**STATED GOAL**.
Set down the data below from its first line to the line holding "y2013 = [29200, 28700, 37500, 43900, 63000, 70800]", inclusive; omit all pictures.

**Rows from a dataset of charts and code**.
+===+

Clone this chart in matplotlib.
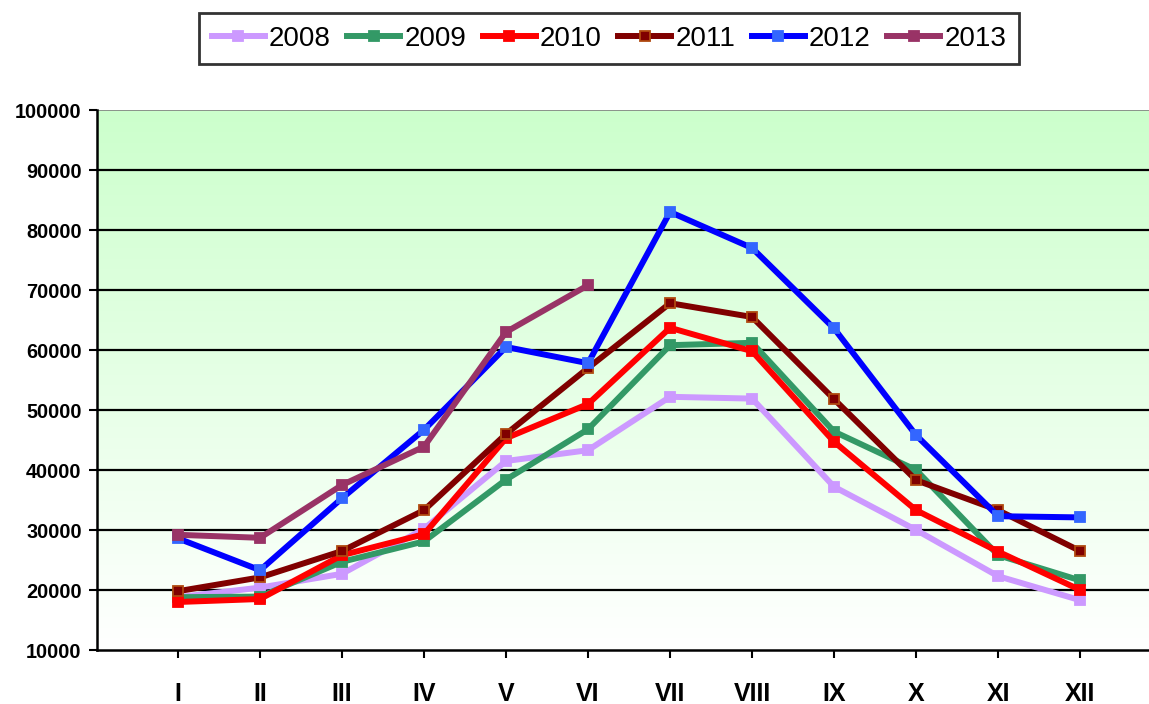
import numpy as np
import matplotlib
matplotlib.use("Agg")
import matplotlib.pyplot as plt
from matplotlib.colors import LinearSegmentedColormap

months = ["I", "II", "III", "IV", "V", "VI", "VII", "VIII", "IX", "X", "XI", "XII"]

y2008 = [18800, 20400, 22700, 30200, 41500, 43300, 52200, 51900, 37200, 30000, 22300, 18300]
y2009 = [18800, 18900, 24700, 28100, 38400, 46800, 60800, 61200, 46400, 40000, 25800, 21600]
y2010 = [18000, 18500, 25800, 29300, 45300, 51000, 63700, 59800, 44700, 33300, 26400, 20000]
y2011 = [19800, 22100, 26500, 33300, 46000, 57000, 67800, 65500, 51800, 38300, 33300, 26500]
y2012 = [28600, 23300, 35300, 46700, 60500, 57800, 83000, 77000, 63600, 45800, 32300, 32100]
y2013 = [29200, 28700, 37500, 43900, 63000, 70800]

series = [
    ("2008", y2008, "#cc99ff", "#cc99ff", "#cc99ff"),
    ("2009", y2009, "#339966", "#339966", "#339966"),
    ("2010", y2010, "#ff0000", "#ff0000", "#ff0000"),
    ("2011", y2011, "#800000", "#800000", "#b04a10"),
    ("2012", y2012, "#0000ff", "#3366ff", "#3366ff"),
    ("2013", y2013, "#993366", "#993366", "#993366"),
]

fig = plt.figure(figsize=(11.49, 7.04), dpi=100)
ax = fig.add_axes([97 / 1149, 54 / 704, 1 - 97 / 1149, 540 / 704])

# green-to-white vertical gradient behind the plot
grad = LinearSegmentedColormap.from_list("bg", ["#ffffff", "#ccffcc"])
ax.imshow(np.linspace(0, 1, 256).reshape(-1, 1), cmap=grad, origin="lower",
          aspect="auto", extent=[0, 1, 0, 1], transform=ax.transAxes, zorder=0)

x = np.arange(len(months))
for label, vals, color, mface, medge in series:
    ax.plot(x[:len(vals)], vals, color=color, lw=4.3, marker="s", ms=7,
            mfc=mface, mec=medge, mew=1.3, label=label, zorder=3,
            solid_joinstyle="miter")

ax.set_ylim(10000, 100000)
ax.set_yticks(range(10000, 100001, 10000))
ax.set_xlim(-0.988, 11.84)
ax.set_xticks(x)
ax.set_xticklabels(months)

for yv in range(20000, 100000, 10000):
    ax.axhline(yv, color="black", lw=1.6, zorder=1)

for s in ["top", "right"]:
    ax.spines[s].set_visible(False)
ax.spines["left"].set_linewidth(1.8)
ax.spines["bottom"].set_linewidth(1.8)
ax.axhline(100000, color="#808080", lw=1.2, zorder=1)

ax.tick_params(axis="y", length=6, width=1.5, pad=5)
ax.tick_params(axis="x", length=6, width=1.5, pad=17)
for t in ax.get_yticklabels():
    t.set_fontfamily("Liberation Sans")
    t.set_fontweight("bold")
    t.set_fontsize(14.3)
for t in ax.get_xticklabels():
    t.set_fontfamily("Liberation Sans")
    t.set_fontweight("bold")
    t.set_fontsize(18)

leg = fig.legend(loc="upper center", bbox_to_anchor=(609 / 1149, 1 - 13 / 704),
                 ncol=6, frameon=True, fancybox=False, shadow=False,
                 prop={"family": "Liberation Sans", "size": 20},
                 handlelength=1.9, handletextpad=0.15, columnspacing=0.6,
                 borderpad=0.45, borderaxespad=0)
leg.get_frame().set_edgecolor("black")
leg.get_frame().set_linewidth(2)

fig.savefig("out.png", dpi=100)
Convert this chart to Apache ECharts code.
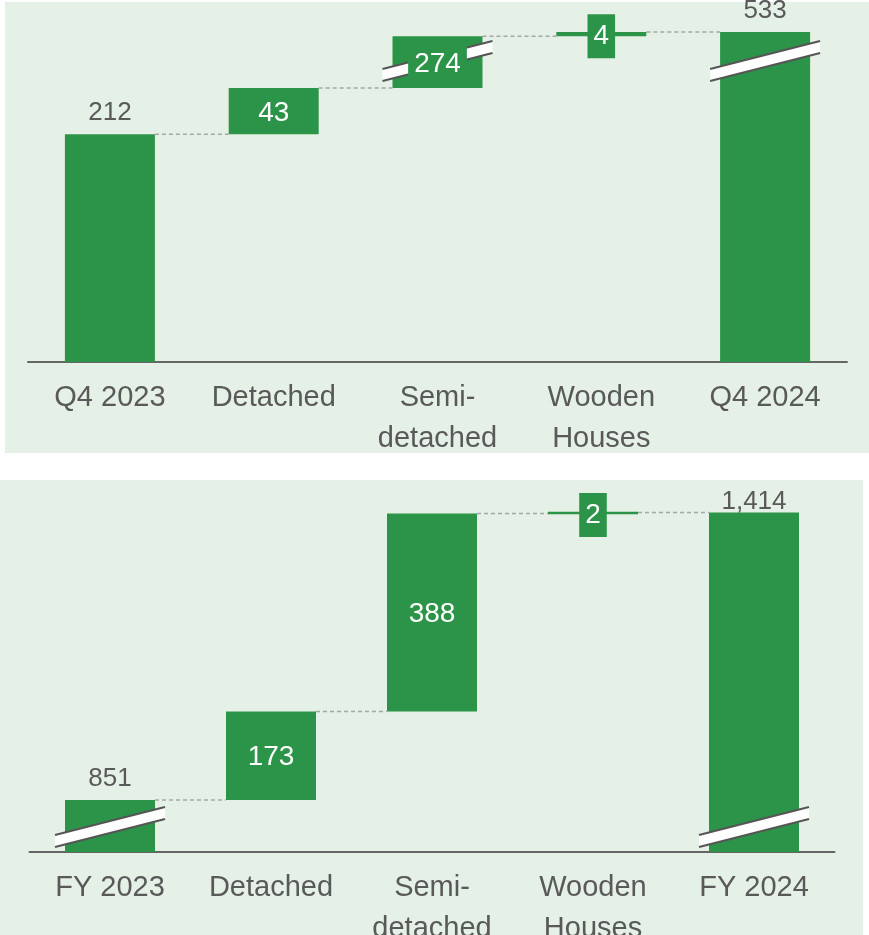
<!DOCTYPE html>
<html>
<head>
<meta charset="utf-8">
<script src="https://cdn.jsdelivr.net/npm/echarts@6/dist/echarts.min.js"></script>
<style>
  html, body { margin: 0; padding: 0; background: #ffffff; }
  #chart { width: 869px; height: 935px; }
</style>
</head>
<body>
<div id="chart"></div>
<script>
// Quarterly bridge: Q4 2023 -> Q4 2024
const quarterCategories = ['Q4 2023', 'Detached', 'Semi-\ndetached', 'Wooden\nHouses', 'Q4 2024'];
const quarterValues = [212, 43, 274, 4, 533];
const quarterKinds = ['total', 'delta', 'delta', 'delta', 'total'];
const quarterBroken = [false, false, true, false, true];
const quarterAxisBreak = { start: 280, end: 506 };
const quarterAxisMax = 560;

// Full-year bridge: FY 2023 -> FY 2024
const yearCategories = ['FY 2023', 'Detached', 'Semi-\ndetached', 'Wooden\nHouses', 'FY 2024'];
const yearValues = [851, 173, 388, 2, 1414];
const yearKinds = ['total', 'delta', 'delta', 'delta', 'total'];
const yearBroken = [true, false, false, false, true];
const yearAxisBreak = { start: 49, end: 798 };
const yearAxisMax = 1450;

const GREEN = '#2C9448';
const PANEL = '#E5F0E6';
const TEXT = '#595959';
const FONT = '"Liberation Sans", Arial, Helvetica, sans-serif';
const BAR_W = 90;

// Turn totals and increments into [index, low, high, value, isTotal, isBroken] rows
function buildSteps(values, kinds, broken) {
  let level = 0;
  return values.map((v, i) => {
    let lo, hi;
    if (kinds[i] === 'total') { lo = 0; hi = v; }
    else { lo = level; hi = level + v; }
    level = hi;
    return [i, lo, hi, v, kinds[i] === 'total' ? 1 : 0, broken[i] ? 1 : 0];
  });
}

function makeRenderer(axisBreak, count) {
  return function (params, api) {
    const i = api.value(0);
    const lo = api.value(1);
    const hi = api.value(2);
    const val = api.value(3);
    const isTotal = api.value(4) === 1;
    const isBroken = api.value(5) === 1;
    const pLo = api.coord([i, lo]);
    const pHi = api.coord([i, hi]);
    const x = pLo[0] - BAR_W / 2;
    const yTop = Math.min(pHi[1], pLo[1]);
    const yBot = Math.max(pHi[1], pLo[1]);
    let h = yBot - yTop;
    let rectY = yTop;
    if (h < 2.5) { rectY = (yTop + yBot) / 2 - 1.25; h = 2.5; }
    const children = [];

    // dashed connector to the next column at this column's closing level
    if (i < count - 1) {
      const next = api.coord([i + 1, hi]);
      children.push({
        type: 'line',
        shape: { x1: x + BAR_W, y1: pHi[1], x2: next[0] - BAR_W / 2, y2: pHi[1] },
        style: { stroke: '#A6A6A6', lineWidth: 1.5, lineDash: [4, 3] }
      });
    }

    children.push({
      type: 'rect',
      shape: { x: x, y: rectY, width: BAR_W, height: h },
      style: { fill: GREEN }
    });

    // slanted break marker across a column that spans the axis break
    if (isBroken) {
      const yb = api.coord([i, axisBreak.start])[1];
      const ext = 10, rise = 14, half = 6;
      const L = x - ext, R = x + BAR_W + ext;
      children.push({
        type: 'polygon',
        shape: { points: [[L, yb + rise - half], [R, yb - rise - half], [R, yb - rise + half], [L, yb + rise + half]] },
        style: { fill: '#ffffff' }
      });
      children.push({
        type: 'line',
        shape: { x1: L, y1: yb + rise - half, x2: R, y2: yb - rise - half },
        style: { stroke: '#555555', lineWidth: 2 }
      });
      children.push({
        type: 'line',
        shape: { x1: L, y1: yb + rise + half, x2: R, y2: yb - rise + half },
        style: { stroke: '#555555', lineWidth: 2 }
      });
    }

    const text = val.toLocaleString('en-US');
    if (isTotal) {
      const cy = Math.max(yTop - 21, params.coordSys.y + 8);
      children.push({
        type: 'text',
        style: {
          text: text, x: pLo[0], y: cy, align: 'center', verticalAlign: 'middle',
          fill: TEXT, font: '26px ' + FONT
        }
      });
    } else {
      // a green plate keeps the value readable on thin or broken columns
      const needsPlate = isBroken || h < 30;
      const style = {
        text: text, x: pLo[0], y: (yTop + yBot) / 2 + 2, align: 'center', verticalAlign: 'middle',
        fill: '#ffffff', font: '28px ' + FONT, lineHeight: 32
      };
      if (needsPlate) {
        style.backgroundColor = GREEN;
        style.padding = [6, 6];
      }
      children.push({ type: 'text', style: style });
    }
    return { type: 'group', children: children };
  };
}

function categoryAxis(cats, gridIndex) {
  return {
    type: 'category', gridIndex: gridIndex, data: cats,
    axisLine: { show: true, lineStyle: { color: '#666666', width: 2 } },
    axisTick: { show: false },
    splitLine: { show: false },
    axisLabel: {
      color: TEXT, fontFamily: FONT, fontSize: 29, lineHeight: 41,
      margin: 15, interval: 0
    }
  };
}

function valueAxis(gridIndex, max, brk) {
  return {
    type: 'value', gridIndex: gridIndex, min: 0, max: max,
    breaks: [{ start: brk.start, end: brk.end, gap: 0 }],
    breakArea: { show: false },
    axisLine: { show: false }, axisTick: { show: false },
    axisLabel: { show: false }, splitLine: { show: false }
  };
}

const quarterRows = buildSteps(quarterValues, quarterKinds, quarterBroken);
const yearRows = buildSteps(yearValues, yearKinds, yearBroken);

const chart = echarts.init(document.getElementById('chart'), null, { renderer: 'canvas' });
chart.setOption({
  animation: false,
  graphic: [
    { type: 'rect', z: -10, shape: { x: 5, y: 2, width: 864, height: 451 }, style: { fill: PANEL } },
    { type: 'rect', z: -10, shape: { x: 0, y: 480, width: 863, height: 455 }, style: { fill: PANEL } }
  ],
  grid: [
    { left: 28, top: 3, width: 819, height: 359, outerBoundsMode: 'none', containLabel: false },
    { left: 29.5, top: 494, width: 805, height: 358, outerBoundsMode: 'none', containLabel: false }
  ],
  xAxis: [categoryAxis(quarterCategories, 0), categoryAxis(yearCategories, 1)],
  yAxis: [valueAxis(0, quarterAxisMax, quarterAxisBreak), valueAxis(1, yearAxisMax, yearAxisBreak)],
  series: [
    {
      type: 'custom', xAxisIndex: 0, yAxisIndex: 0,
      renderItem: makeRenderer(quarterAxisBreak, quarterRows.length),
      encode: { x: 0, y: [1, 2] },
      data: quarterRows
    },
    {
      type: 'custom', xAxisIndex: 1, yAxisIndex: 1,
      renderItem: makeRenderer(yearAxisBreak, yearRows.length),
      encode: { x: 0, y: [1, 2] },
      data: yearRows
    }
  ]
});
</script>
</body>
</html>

+===+

**COMPLETED TASK**.
Clone this chart in matplotlib.
import numpy as np
import matplotlib
matplotlib.use("Agg")
import matplotlib.pyplot as plt
from matplotlib.colors import LinearSegmentedColormap

months = ["I", "II", "III", "IV", "V", "VI", "VII", "VIII", "IX", "X", "XI", "XII"]

y2008 = [18800, 20400, 22700, 30200, 41500, 43300, 52200, 51900, 37200, 30000, 22300, 18300]
y2009 = [18800, 18900, 24700, 28100, 38400, 46800, 60800, 61200, 46400, 40000, 25800, 21600]
y2010 = [18000, 18500, 25800, 29300, 45300, 51000, 63700, 59800, 44700, 33300, 26400, 20000]
y2011 = [19800, 22100, 26500, 33300, 46000, 57000, 67800, 65500, 51800, 38300, 33300, 26500]
y2012 = [28600, 23300, 35300, 46700, 60500, 57800, 83000, 77000, 63600, 45800, 32300, 32100]
y2013 = [29200, 28700, 37500, 43900, 63000, 70800]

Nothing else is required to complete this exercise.